PGGM, the €167bn asset manager and pensions provider, has ramped up its fiduciary services for existing and new clients, according to Chris Limbach, head of the fiduciary advice team.
Limbach said the company had shifted its fiduciary offering from a “one-step solution to a process comprising several stages”, with the view to giving clients more control over the implementation of their investment policies.
He said PGGM aimed to improve the quality of its decision-making processes in light of the growing regulatory burden on its existing six clients.
PGGM’s fiduciary approach now addresses the elements of an asset-liability management study (ALM) separately, matching asset classes with a scheme’s specific requirements and mandates, in addition to monitoring and evaluating asset managers, Limbach said.
He said a particular challenge would be to reduce the “current lengthy” decision-making process for new investments.
Limbach said PGGM’s fiduciary service would not be available as a standalone product, but would be part of the asset manager’s overall package, in alignment with its goal of playing a “prominent role in the consolidation occurring within the Dutch pensions sector”.
He added that PGGM would increase its seven-strong fiduciary team to 10 next year.
To make the service more visible, it was given the name Fiduciary Advice at the start of this year.
Limbach said PGGM had no plans to offer its fiduciary services abroad.

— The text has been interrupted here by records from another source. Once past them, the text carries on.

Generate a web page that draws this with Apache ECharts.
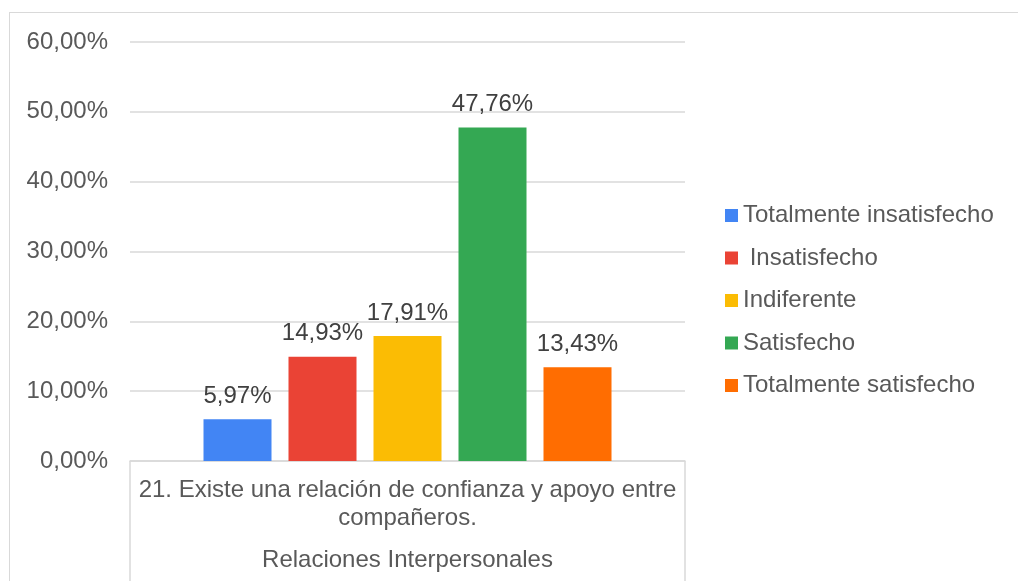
<!DOCTYPE html>
<html>
<head>
<meta charset="utf-8">
<script src="https://cdn.jsdelivr.net/npm/echarts@6/dist/echarts.min.js"></script>
<style>
html,body{margin:0;padding:0;background:#fff;overflow:hidden;}
#frame{position:absolute;left:9px;top:12px;width:1100px;height:700px;border-left:1.5px solid #d9d9d9;border-top:1.5px solid #d9d9d9;}
#chart{position:absolute;left:0;top:0;width:1018px;height:581px;}
</style>
</head>
<body>
<div id="frame"></div>
<div id="chart"></div>
<script>
const categories = ['21. Existe una relación de confianza y apoyo entre\ncompañeros.'];
const groupLabel = 'Relaciones Interpersonales';
const seriesNames = ['Totalmente insatisfecho', ' Insatisfecho', 'Indiferente', 'Satisfecho', 'Totalmente satisfecho'];
const seriesValues = [5.97, 14.93, 17.91, 47.76, 13.43];
const seriesColors = ['#4285F4', '#EA4335', '#FBBC04', '#34A853', '#FF6D01'];
const yMin = 0, yMax = 60, yInterval = 10;

const FONT = '"Liberation Sans", Arial, sans-serif';
const fmt = v => v.toFixed(2).replace('.', ',') + '%';

const chart = echarts.init(document.getElementById('chart'), null, {renderer: 'canvas'});
chart.setOption({
  animation: false,
  backgroundColor: 'transparent',
  textStyle: {fontFamily: FONT},
  grid: {left: 130, right: 333, top: 42, bottom: 120, containLabel: false},
  legend: {
    orient: 'vertical',
    left: 725,
    top: 203.5,
    padding: 0,
    icon: 'rect',
    itemWidth: 13,
    itemHeight: 13,
    itemGap: 18.5,
    data: seriesNames,
    textStyle: {fontFamily: FONT, fontSize: 24, color: '#595959', lineHeight: 24}
  },
  xAxis: {
    type: 'category',
    data: categories,
    boundaryGap: true,
    axisLine: {lineStyle: {color: '#d9d9d9', width: 1.5}},
    axisTick: {show: true, length: 121, lineStyle: {color: '#d9d9d9', width: 1.5}},
    axisLabel: {fontFamily: FONT, fontSize: 24, color: '#595959', lineHeight: 28, margin: 15, align: 'center'},
    name: groupLabel,
    nameLocation: 'middle',
    nameGap: 87,
    nameTextStyle: {fontFamily: FONT, fontSize: 24, color: '#595959', lineHeight: 24}
  },
  yAxis: {
    type: 'value',
    min: yMin, max: yMax, interval: yInterval,
    axisLine: {show: false},
    axisTick: {show: false},
    splitLine: {lineStyle: {color: '#d9d9d9', width: 1.5}},
    axisLabel: {fontFamily: FONT, fontSize: 24, color: '#595959', margin: 22, formatter: v => fmt(v)}
  },
  series: seriesNames.map((name, i) => ({
    name: name,
    type: 'bar',
    barWidth: 68,
    barGap: '25%',
    itemStyle: {color: seriesColors[i]},
    label: {
      show: true, position: 'top', distance: 11,
      fontFamily: FONT, fontSize: 24, color: '#404040',
      formatter: p => fmt(p.value)
    },
    data: [seriesValues[i]]
  }))
});
</script>
</body>
</html>
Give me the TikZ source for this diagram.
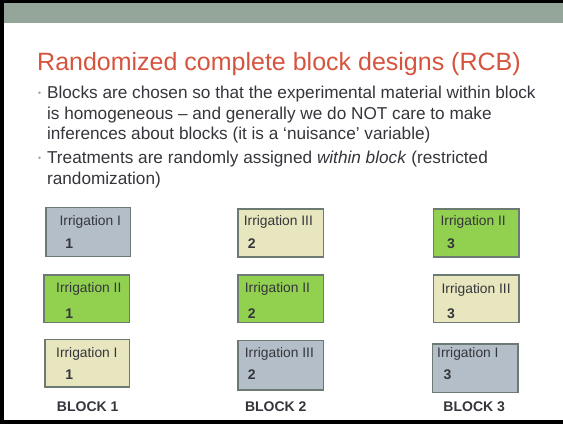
\documentclass[tikz,border=0pt]{standalone}
\usepackage{fontspec}
\setmainfont{Liberation Sans}
\definecolor{headband}{HTML}{94A599}
\definecolor{titlered}{HTML}{D6543E}
\definecolor{bodytext}{HTML}{35363B}
\definecolor{bulletgray}{HTML}{A3A3A3}
\definecolor{plotgray}{HTML}{B4BEC8}
\definecolor{plotgreen}{HTML}{92D050}
\definecolor{plotbeige}{HTML}{E8E6BF}
\definecolor{plotedge}{HTML}{6D7A72}
\tikzset{
  plotbox/.style={draw=plotedge, line width=1.5pt, inner sep=0pt},
  graybox/.style={plotbox, fill=plotgray},
  greenbox/.style={plotbox, fill=plotgreen},
  beigebox/.style={plotbox, fill=plotbeige},
  bodyline/.style={anchor=base west, inner sep=0pt, text=bodytext,
    font=\fontsize{17.2}{20.5}\selectfont},
  bulletdot/.style={circle, fill=bulletgray, inner sep=0pt, minimum size=2.6pt},
  plotlbl/.style={anchor=base west, inner sep=0pt, text=bodytext,
    font=\fontsize{13.8}{16}\selectfont},
  plotnum/.style={anchor=base west, inner sep=0pt, text=bodytext,
    font=\fontsize{14}{16}\selectfont\bfseries},
  blocklbl/.style={anchor=base, inner sep=0pt, text=bodytext,
    font=\fontsize{14}{16}\selectfont\bfseries}
}
\begin{document}
\begin{tikzpicture}[x=1pt,y=-1pt]
\useasboundingbox (0,0) rectangle (563,424);
% slide frame and header band
\fill[white] (0,0) rectangle (563,424);
\fill[black] (0,0) rectangle (563,3);
\fill[black] (0,0) rectangle (4,424);
\fill[black] (0,420) rectangle (563,424);
\fill[headband] (4,3) rectangle (563,23.3);

% title
\node[anchor=base west, inner sep=0pt, text=titlered,
  font=\fontsize{25}{30}\selectfont] (title) at (37,70)
  {Randomized complete block designs (RCB)};

% bullet points
\node[bulletdot] (dot1) at (39.5,92.7) {};
\node[bodyline] (l1) at (46.9,98.3) {Blocks are chosen so that the experimental material within block};
\node[bodyline] (l2) at (46.9,119.3) {is homogeneous -- and generally we do NOT care to make};
\node[bodyline] (l3) at (46.9,139.3) {inferences about blocks (it is a ‘nuisance’ variable)};
\node[bulletdot] (dot2) at (39.5,157.7) {};
\node[bodyline] (l4) at (46.9,163.5) {Treatments are randomly assigned \textit{within block} (restricted};
\node[bodyline] (l5) at (46.9,184.5) {randomization)};

% block 1
\node[graybox,  minimum width=84.5pt, minimum height=49.1pt] (b1p1) at (88,232) {};
\node[greenbox, minimum width=85.5pt, minimum height=47.8pt] (b1p2) at (86.8,298.7) {};
\node[beigebox, minimum width=84.5pt, minimum height=47.2pt] (b1p3) at (87,363.3) {};
\node[plotlbl] (t1a) at (59.4,225) {Irrigation I};
\node[plotnum] (n1a) at (65.2,248) {1};
\node[plotlbl] (t1b) at (56,292) {Irrigation II};
\node[plotnum] (n1b) at (65.2,318) {1};
\node[plotlbl] (t1c) at (56,357) {Irrigation I};
\node[plotnum] (n1c) at (65.2,379) {1};
\node[blocklbl] (blk1) at (87.7,411) {BLOCK 1};

% block 2
\node[beigebox, minimum width=85.2pt, minimum height=47.9pt] (b2p1) at (280.7,233) {};
\node[greenbox, minimum width=85.2pt, minimum height=47.8pt] (b2p2) at (280.7,298.7) {};
\node[graybox,  minimum width=85.2pt, minimum height=49.2pt] (b2p3) at (280.7,365.3) {};
\node[plotlbl] (t2a) at (243.7,225) {Irrigation III};
\node[plotnum] (n2a) at (247.6,248) {2};
\node[plotlbl] (t2b) at (244.7,292) {Irrigation II};
\node[plotnum] (n2b) at (247.6,318) {2};
\node[plotlbl] (t2c) at (244.7,357) {Irrigation III};
\node[plotnum] (n2c) at (247.6,379) {2};
\node[blocklbl] (blk2) at (275.8,411) {BLOCK 2};

% block 3
\node[greenbox, minimum width=85.8pt, minimum height=47.9pt] (b3p1) at (476.3,233) {};
\node[beigebox, minimum width=85.8pt, minimum height=47.8pt] (b3p2) at (476.3,298.7) {};
\node[graybox,  minimum width=85.8pt, minimum height=48.5pt] (b3p3) at (475.3,368.3) {};
\node[plotlbl] (t3a) at (440.4,225) {Irrigation II};
\node[plotnum] (n3a) at (447,248) {3};
\node[plotlbl] (t3b) at (441.4,293) {Irrigation III};
\node[plotnum] (n3b) at (447,318) {3};
\node[plotlbl] (t3c) at (437,357) {Irrigation I};
\node[plotnum] (n3c) at (443.3,379) {3};
\node[blocklbl] (blk3) at (474.2,411) {BLOCK 3};
\end{tikzpicture}
\end{document}
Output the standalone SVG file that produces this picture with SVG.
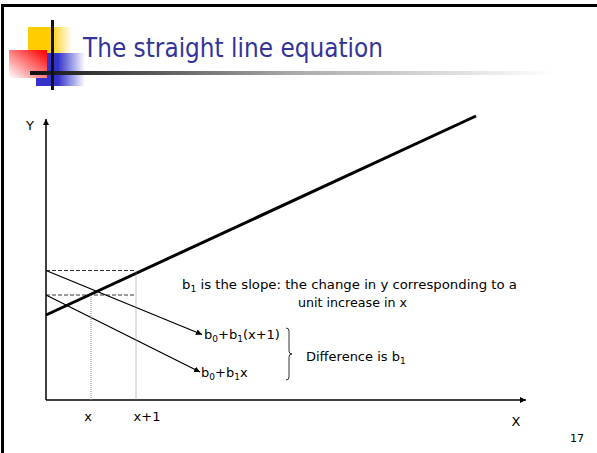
<svg xmlns="http://www.w3.org/2000/svg" width="597" height="453" viewBox="0 0 597 453">
<defs>
<linearGradient id="gy" x1="0" y1="0" x2="1" y2="0"><stop offset="0" stop-color="#ffcc00"/><stop offset="0.5" stop-color="#ffcc00"/><stop offset="1" stop-color="#ffffff"/></linearGradient>
<linearGradient id="gb" x1="0" y1="0" x2="1" y2="0"><stop offset="0" stop-color="#3333cc"/><stop offset="0.45" stop-color="#3333cc"/><stop offset="1" stop-color="#ffffff"/></linearGradient>
<linearGradient id="gr" x1="1" y1="0" x2="0" y2="1"><stop offset="0" stop-color="#ff0000"/><stop offset="0.15" stop-color="#ff2020"/><stop offset="1" stop-color="#ffffff"/></linearGradient>
<linearGradient id="gl" x1="0" y1="0" x2="1" y2="0"><stop offset="0" stop-color="#111111"/><stop offset="0.5" stop-color="#aaaaaa"/><stop offset="1" stop-color="#ffffff"/></linearGradient>
<marker id="ah" viewBox="0 0 10 10" refX="10" refY="5" markerWidth="6" markerHeight="6" markerUnits="userSpaceOnUse" orient="auto"><path d="M0,0 L10,5 L0,10 z" fill="#000"/></marker>
</defs>
<style>
.t{font-family:"DejaVu Sans","Verdana",sans-serif;font-size:13px;fill:#000}
.ax{stroke:#000;stroke-width:1.5;fill:none}
.thin{stroke:#000;stroke-width:1.3;fill:none}
.dash{stroke:#000;stroke-width:0.8;stroke-dasharray:4 2;fill:none}
.dot{stroke:#888;stroke-width:1;stroke-dasharray:1 1;fill:none}
</style>
<rect width="597" height="453" fill="#fff"/>
<rect x="2.5" y="5.5" width="700" height="600" fill="none" stroke="#000" stroke-width="3"/>
<g id="logo">
<rect x="28" y="27" width="44" height="26" fill="url(#gy)"/>
<rect x="36" y="53" width="49" height="33" fill="url(#gb)"/>
<rect x="9" y="50" width="38" height="28" fill="url(#gr)"/>
<rect x="30" y="71" width="525" height="4" fill="url(#gl)"/>
<rect x="51" y="20" width="3" height="70" fill="#111"/>
</g>
<g id="title"><text x="83" y="57" textLength="300" lengthAdjust="spacingAndGlyphs" style="font-family:'DejaVu Sans',Verdana,sans-serif;font-size:26px;fill:#333399">The straight line equation</text></g>
<g id="connectors">
<line class="ax" x1="46" y1="400" x2="46" y2="119" marker-end="url(#ah)"/>
<line class="ax" x1="46" y1="400" x2="526" y2="400" marker-end="url(#ah)"/>
<line x1="46" y1="315" x2="476" y2="116" stroke="#000" stroke-width="3"/>
<line class="thin" x1="46" y1="270.5" x2="202" y2="334.5" marker-end="url(#ah)"/>
<line class="thin" x1="46" y1="295" x2="200" y2="372" marker-end="url(#ah)"/>
<line class="dash" x1="46" y1="270.5" x2="136" y2="270.5"/>
<line class="dash" x1="46" y1="295" x2="136" y2="295"/>
<line class="dot" x1="91" y1="295" x2="91" y2="400"/>
<line class="dot" x1="136" y1="270.5" x2="136" y2="400"/>
<path d="M286,328 Q289,328 289,331 L289,351 Q289,354 292,354 Q289,354 289,357 L289,377 Q289,380 286,380" fill="none" stroke="#000" stroke-width="0.8"/>
</g>
<g id="labels">
<text class="t" x="30" y="130" text-anchor="middle">Y</text>
<text class="t" x="516" y="426" text-anchor="middle">X</text>
<text class="t" x="88" y="421" text-anchor="middle">x</text>
<text class="t" x="147" y="421" text-anchor="middle">x+1</text>
<text class="t" x="577" y="442" text-anchor="middle" style="font-size:11px">17</text>
<text class="t" x="182" y="289" textLength="335" lengthAdjust="spacingAndGlyphs">b<tspan dy="3" font-size="9">1</tspan><tspan dy="-3"> is the slope: the change in y corresponding to a</tspan></text>
<text class="t" x="298" y="307" textLength="109" lengthAdjust="spacingAndGlyphs">unit increase in x</text>
<text class="t" x="204" y="339">b<tspan dy="3" font-size="9">0</tspan><tspan dy="-3">+b</tspan><tspan dy="3" font-size="9">1</tspan><tspan dy="-3">(x+1)</tspan></text>
<text class="t" x="201" y="377">b<tspan dy="3" font-size="9">0</tspan><tspan dy="-3">+b</tspan><tspan dy="3" font-size="9">1</tspan><tspan dy="-3">x</tspan></text>
<text class="t" x="306" y="361">Difference is b<tspan dy="3" font-size="9">1</tspan></text>
</g>
</svg>
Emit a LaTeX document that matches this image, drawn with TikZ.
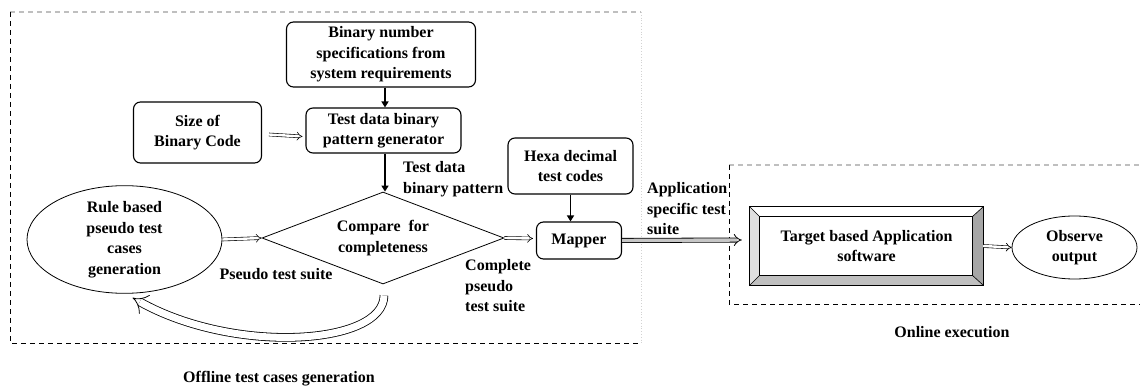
\documentclass[tikz,border=0pt]{standalone}
\usepackage{fontspec}
\setmainfont{Liberation Serif}
\usetikzlibrary{arrows.meta,shapes.geometric,calc}
\tikzset{
  txt/.style={font=\fontsize{16}{20.5}\selectfont\bfseries, inner sep=0pt, align=center},
  rbox/.style={txt, draw, rounded corners=7pt, line width=1.1pt},
  lbl/.style={txt, align=left, anchor=west},
  solidarrow/.style={line width=1.8pt, -{Triangle[length=6pt,width=7pt]}},
  hollow/.style={double, double distance=2.4pt, line width=0.6pt, -{Implies}},
  bigarrow/.style={double=gray!45, double distance=3.4pt, line width=0.8pt, -{Implies}},
  darkdash/.style={dashed, dash pattern=on 5pt off 4pt, line width=0.9pt},
  lightdash/.style={dash pattern=on 5pt off 4pt, line width=1.2pt, gray!50},
}
\begin{document}
\begin{tikzpicture}[x=1pt,y=-1pt]
\useasboundingbox (0,0) rectangle (1140,387);

% group boxes
\coordinate (offTL) at (10,12);
\coordinate (offBR) at (641,343);
\draw[lightdash] (offTL) -- (offBR |- offTL);
\draw[dotted, gray!35, line width=0.8pt] (offBR |- offTL) -- (offBR);
\draw[darkdash] (offTL) -- (offTL |- offBR) -- (offBR);
\coordinate (onTL) at (729,165);
\coordinate (onBR) at (1140,304);
\draw[lightdash] (onTL) -- (onBR |- onTL);
\draw[darkdash] (onTL) -- (onTL |- onBR) -- (onBR);

% nodes
\node[rbox, minimum width=189pt, minimum height=65pt] (spec) at (381,54.5)
  {Binary number\\specifications from\\system requirements};
\node[rbox, minimum width=155pt, minimum height=45pt] (gen) at (383.5,130.5)
  {Test data binary\\pattern generator};
\node[rbox, minimum width=128pt, minimum height=61pt] (size) at (197.5,132.5)
  {Size of\\Binary Code};
\node[txt, draw, diamond, aspect=2.6, line width=0.8pt, minimum width=242pt, minimum height=92pt] (cmp) at (383,238)
  {Compare\ \ for\\completeness};
\node[txt, draw, ellipse, line width=0.8pt, minimum width=195pt, minimum height=107pt] (rule) at (124.5,239.5)
  {Rule based\\pseudo test\\cases\\generation};
\node[rbox, minimum width=125pt, minimum height=56pt] (hexa) at (570.5,166)
  {Hexa decimal\\test codes};
\node[rbox, minimum width=85pt, minimum height=37pt] (map) at (579,240.5) {Mapper};

% target bevelled box
\node[txt, minimum width=233pt, minimum height=78pt] (tgt) at (866.5,246) {};
\coordinate (o1) at (tgt.north west);
\coordinate (o2) at (tgt.north east);
\coordinate (o3) at (tgt.south east);
\coordinate (o4) at (tgt.south west);
\coordinate (i1) at ($(o1)+(10,10)$);
\coordinate (i2) at ($(o2)+(-11,10)$);
\coordinate (i3) at ($(o3)+(-11,-10)$);
\coordinate (i4) at ($(o4)+(10,-10)$);
\fill[white] (o1) -- (o2) -- (i2) -- (i1) -- cycle;
\fill[gray!25] (o1) -- (i1) -- (i4) -- (o4) -- cycle;
\fill[gray!50] (o4) -- (i4) -- (i3) -- (o3) -- cycle;
\fill[gray!70] (o2) -- (o3) -- (i3) -- (i2) -- cycle;
\draw[line width=1.1pt] (o1) rectangle (o3);
\draw[line width=0.9pt] (i1) rectangle (i3);
\draw[line width=0.6pt] (o1) -- (i1) (o2) -- (i2) (o3) -- (i3) (o4) -- (i4);
\node[txt] at (tgt.center) {Target based Application\\software};

\node[txt, draw, ellipse, line width=0.8pt, minimum width=125pt, minimum height=63pt] (obs) at (1074.5,247.5)
  {Observe\\output};

% labels
\node[lbl] (lpat) at (403,179) {Test data\\binary pattern};
\node[lbl] (lcps) at (465,286) {Complete\\pseudo\\test suite};
\node[lbl] (lapp) at (647,209) {Application\\specific test\\suite};
\node[txt] (lpts) at (276,274) {Pseudo test suite};
\node[txt] (loff) at (279,379) {Offline test cases generation};
\node[txt] (lon) at (952,332) {Online execution};

% connectors
\coordinate (s1) at ($(spec.south)+(4,0)$);
\coordinate (s2) at ($(gen.south)+(1.5,0)$);
\draw[solidarrow] (s1) -- (s1 |- gen.north);
\draw[solidarrow] (s2) -- (s2 |- cmp.north);
\draw[solidarrow] (hexa.south) -- (hexa.south |- map.north);
\coordinate (h1) at ($(size.east)+(7,2)$);
\coordinate (h2) at ($(gen.west)+(-3,6)$);
\draw[hollow] (h1) -- (h2);
\draw[hollow] (rule.east) -- (cmp.west);
\draw[hollow] (cmp.east) -- ($(map.west)+(-3,-2)$);
\draw[bigarrow] (map.east) -- ($(tgt.west)+(-8,-6)$);
\draw[hollow] (tgt.east) -- (obs.west);
\coordinate (cs) at ($(cmp.south)+(1,11)$);
\coordinate (ce) at ($(rule.south)+(8,4)$);
\draw[double, double distance=7pt, line width=0.8pt, -{Implies}] (cs) .. controls (384,345) and (235,355) .. (ce);
\end{tikzpicture}
\end{document}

The asset manager has been providing fiduciary services since it became independent from its largest client, the €149bn healthcare scheme PFZW, in 2008.
Since then, the service has been developed gradually within its overall service package for all clients.
These also include the pension funds for general practitioners (SPH), painters and decorators (Schilders), architects and security, as well as the company scheme of Smurfit Kappa, the packaging material manufacturer.